Yes would be nice to meet for a coffee. Are you working out here? Let me know when you would like to meet.


----------



## Maz25 (Jul 6, 2008)

Guys, Crazymazy makes a huge effort to organise wicked nights out every weekend! Get yourselves along to the next one! Safe way to meet plenty of cool people!


----------



## crazymazy1980 (Aug 2, 2008)

Dubaieuro has been and I don't think it was his cup of tea (still a nice chap though!). Shame really because it was just unlucky he had to go before more of our European members turned up. We have Swiss, French (potentially a new one too as of this week) and a couple of Germans

As for the rest of you. Can you not wait until Friday... 

Details WILL be posted tomorrow (well later on today) and usually remain on the first page all week so you can't miss 'em


----------



## dizzyizzy (Mar 30, 2008)

mmm.. who is dubaieuro? just curious.


----------



## Guest (Jan 3, 2009)

I'm just looking for a hug! Izzy - shall we?


----------



## dizzyizzy (Mar 30, 2008)

JoeyDee said:


> I'm just looking for a hug! Izzy - shall we?


aawwe come here


----------



## Guest (Jan 3, 2009)

NIce CAVS sexy 

really digging the MUSCULAR DEFINITION








Now - shall we tango?








AREEEEEEEBA!


----------



## dizzyizzy (Mar 30, 2008)

[email protected] cavs

i dont know if we are allowed to cyber dance here... i always get told off for dancing!!!

eer... but i always do whtever i want to do anyway, so...


----------



## dizzyizzy (Mar 30, 2008)

joey, how long before we get told off for wasting the forum's bandwidth like this?

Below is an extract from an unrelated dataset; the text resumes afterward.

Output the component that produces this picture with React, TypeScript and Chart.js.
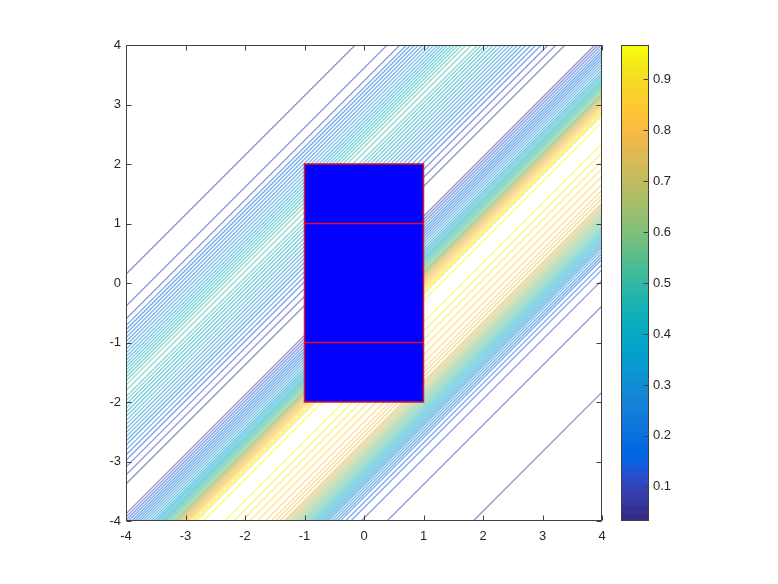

i give it a couple of days max..


----------



## Guest (Jan 4, 2009)

dizzyizzy said:


> joey, how long before we get told off for wasting the forum's bandwidth like this?
> 
> i give it a couple of days max..


Iz, Izzy - ca'mon forgetta bout it  we bring flavor to the forum 

Just let me know when you whenever you want to tap your heels and I'll be ready with a rose for you in my mouth 








-Joey


----------